マーケティングという言葉を使うとき、相手と自分でイメージしている意味が異なると感じるときがある。それは文献を見ていても同じで、不思議に思っていた。
マーケティング – Wikipediaによると、以下の意味らしい。
マーケティング(marketing)とは、平たく言えば、企業が行うあらゆる活動のうち「顧客が真に求める商品(サービスを含む)を作り、その情報を届け、顧客がその商品を得られるようにする活動」全てを表す概念である。
加えて以下のように書いてある。
一般的にビジネスの現場やマスメディアにおいては、宣伝・集客や販促活動のみをマーケティングと捉える傾向が強いが、これは本来のマーケティングの意味からすれば誤解である。
ここまでを読んで、「宣伝・集客や販促活動」のみをマーケティングと呼ぶことに違和感があったのだ、と気づいた。
ものづくり、サービスづくりについて、”顧客に利用される”ものを作ろうとする手法において、以下の項目について、調査・想像・シミュレーション・シナリオ作りを行っていくことになる、と思う。
- 顧客が何を使いたいと思っているのか
- 顧客がどのように利用するのだろうか
- 顧客がいつ利用するのだろうか
- 顧客がどんなときに使いたいと思うのだろうか
- 顧客がなぜ利用したいと思うのだろうか
- 顧客がどうやって知るのだろうか
これらの行為をマーケティングとするならば、開発者もマーケティングに踏み込まなければなるまい。

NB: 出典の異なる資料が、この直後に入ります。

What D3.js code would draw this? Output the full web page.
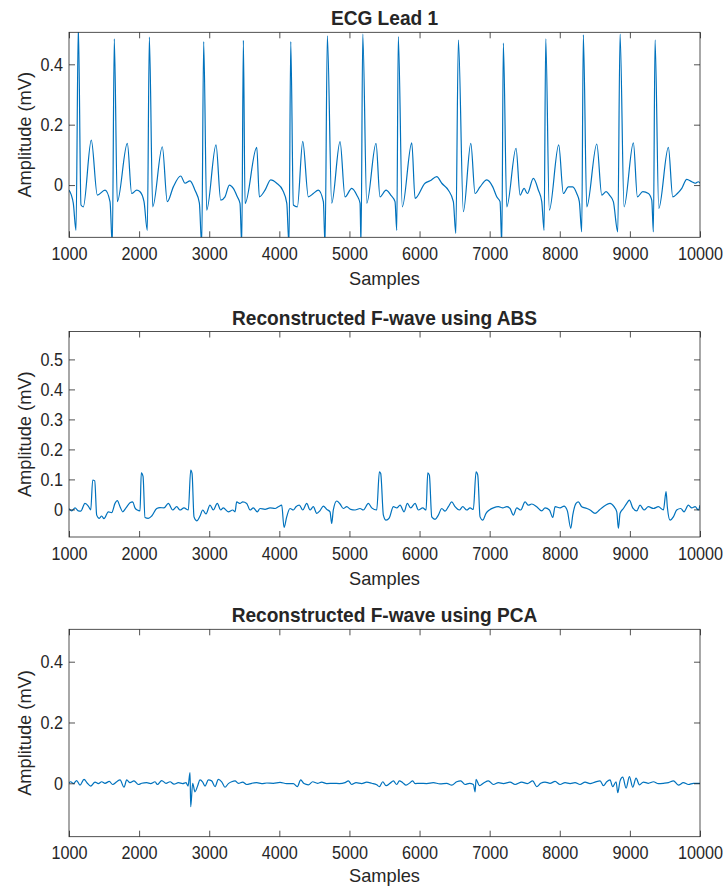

顧客に対するマーケティングが上手くいかなければ、プロダクト・サービスを作っても上手くいかないかもしれない。つくりながらも、続けていかなけばならないかもしれない。つくる人は、理解していなければならない。
研究では仮説・検証・考察を繰り返していくが、その仮説部分・考察部分がマーケティング作業、検証部分が開発・実装作業なのかもしれない。だとすれば、マーケティングの示すとおりのものを作るのが開発であり、開発で出来ることを把握して最もパフォーマンスが高いものを選択していくことがマーケティングというものなのだろうか。
実運用されているマーケティング資料を見たことがないので、どうとも言えないが、そういうものだとすれば、その資料をまとめるには相当の時間が必要だろうと推測される。現実において、それだけの膨大な資料をまとめる時間を、仕事の流れにあわせて、プランとしてまとめていけるものだろうか。けれども、それがなければ仮説なき検証を繰り返していくことになるのだから、現場のセンス次第になる、ということか。
マーケティングという言葉の持つ意味は重い。